India needs to replace its systemic nervousness, confusion and timidity with strong decision-making and resolve at a political level.
Hence, India needs a systematic, organized and policy-driven approach. But first and foremost, India needs to educate Indians on the issue of Balochistan. I have come across research scholars of elite institutions of India with no idea of where Balochistan is on the map. This education and awareness could begin with television programs and, courses, seminars and conferences in schools, colleges and universities. Secondly, India needs to declare in clear terms its diplomatic and moral support in international fora to the Baloch cause. Thirdly, India must invest heavily in publicity campaigns in international institutions, think-tanks like Brookings, Carnegie, and universities to create a rational intellectual discourse at an international level on the issue. Thirdly, India should help Baloch rebels in developing an organized freedom movement -- this assistance should be financial, logistical and involve training the rebels, a job which needs an enhancement of India's intelligence footprint in the region through a well-coordinated effort by RAW and possibly other such agencies of Afghanistan, Iran and Israel . In the immediate future, India could begin with lobbying for a UN declaration against genocide applied in Balochistan.

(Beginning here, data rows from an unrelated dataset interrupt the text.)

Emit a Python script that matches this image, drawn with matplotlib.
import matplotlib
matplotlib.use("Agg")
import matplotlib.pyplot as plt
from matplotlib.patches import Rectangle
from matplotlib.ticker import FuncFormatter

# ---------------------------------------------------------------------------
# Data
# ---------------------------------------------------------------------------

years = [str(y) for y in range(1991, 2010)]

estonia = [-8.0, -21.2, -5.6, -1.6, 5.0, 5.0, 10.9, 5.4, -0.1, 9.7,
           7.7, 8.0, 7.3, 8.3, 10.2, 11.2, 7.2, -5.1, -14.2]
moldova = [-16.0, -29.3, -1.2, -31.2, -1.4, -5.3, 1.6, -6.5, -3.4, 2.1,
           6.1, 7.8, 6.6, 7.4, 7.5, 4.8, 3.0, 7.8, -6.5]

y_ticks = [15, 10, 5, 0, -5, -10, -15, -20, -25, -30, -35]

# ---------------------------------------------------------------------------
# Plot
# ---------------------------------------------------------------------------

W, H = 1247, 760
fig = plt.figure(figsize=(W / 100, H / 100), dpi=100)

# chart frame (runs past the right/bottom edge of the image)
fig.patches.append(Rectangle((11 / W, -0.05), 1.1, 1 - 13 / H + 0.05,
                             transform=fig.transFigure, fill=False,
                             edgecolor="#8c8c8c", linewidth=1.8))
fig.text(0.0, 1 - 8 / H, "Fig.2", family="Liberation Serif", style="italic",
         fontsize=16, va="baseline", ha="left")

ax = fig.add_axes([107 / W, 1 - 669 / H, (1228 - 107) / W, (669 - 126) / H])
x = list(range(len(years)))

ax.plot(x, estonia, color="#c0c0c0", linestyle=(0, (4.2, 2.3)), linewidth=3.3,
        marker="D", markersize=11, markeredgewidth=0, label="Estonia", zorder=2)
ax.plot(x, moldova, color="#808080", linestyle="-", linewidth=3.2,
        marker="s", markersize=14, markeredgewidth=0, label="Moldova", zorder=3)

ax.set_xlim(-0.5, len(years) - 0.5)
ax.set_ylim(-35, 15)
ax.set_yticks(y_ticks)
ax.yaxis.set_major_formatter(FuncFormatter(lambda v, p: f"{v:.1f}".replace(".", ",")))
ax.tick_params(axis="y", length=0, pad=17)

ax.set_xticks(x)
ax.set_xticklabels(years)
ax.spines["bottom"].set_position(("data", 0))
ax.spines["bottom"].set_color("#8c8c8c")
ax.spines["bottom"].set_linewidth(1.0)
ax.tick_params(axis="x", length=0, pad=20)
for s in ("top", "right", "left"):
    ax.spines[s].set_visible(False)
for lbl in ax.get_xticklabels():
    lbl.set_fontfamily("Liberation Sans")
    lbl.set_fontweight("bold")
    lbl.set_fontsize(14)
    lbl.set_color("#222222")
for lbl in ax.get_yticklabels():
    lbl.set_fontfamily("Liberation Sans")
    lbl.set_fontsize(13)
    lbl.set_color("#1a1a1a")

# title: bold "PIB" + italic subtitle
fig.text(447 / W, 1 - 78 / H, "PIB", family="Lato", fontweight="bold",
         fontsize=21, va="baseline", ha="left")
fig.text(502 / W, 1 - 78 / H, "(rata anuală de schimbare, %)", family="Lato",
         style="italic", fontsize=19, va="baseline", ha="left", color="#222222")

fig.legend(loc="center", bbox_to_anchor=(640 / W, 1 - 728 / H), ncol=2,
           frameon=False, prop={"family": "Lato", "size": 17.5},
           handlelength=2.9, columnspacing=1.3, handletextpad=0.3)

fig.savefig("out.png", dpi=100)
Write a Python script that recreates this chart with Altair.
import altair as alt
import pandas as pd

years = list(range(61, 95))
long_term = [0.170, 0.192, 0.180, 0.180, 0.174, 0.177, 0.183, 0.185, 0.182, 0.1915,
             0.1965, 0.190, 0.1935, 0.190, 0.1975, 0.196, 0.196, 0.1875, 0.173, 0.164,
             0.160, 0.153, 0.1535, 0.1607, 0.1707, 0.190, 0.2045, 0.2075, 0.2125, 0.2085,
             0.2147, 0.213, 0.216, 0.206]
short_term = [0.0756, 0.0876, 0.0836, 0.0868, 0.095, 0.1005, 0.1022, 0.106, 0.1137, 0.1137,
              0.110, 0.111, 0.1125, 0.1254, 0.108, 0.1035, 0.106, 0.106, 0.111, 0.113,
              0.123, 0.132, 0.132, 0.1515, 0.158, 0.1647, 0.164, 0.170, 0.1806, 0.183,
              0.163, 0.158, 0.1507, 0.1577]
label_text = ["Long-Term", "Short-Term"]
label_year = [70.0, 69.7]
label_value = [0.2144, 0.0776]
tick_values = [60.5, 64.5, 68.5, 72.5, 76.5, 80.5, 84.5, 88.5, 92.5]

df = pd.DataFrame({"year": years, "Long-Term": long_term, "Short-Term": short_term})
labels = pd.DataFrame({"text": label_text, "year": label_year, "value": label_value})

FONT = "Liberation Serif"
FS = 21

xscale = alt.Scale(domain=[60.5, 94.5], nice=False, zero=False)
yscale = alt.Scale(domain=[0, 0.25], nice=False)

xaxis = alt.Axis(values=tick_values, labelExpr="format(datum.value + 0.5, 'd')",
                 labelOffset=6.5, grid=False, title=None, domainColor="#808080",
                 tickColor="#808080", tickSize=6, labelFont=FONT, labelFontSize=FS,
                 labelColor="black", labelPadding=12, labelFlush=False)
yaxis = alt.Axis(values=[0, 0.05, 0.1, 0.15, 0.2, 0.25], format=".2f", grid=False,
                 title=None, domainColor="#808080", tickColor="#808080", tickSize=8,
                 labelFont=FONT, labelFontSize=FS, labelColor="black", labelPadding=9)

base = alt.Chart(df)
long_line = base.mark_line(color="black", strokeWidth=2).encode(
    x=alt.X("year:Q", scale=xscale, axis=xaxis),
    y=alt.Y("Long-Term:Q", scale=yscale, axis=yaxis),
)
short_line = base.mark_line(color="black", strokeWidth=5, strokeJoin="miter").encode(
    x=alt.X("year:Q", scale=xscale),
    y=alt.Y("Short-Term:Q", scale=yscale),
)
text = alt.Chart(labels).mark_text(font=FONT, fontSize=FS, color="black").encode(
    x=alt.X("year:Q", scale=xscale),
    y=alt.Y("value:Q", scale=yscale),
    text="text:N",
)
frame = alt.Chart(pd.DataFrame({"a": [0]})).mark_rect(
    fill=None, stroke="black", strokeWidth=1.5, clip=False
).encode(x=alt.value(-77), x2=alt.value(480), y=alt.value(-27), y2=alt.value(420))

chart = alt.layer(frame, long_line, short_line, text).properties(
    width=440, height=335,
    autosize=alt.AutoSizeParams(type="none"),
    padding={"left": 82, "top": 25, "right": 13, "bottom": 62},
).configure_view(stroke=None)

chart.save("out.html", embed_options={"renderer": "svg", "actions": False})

To conclude, this time, India needs to be consistent and continue the fight until the objective is achieved. Earlier, India abandoned the Baloch cause mid-way in the 1970s to woo General Zia. Not only did this leave the Balochis heartbroken, but India got the short end of the stick vis-à-vis Zia. India needs to replace its systemic nervousness, confusion and timidity with strong decision-making and resolve at a political level.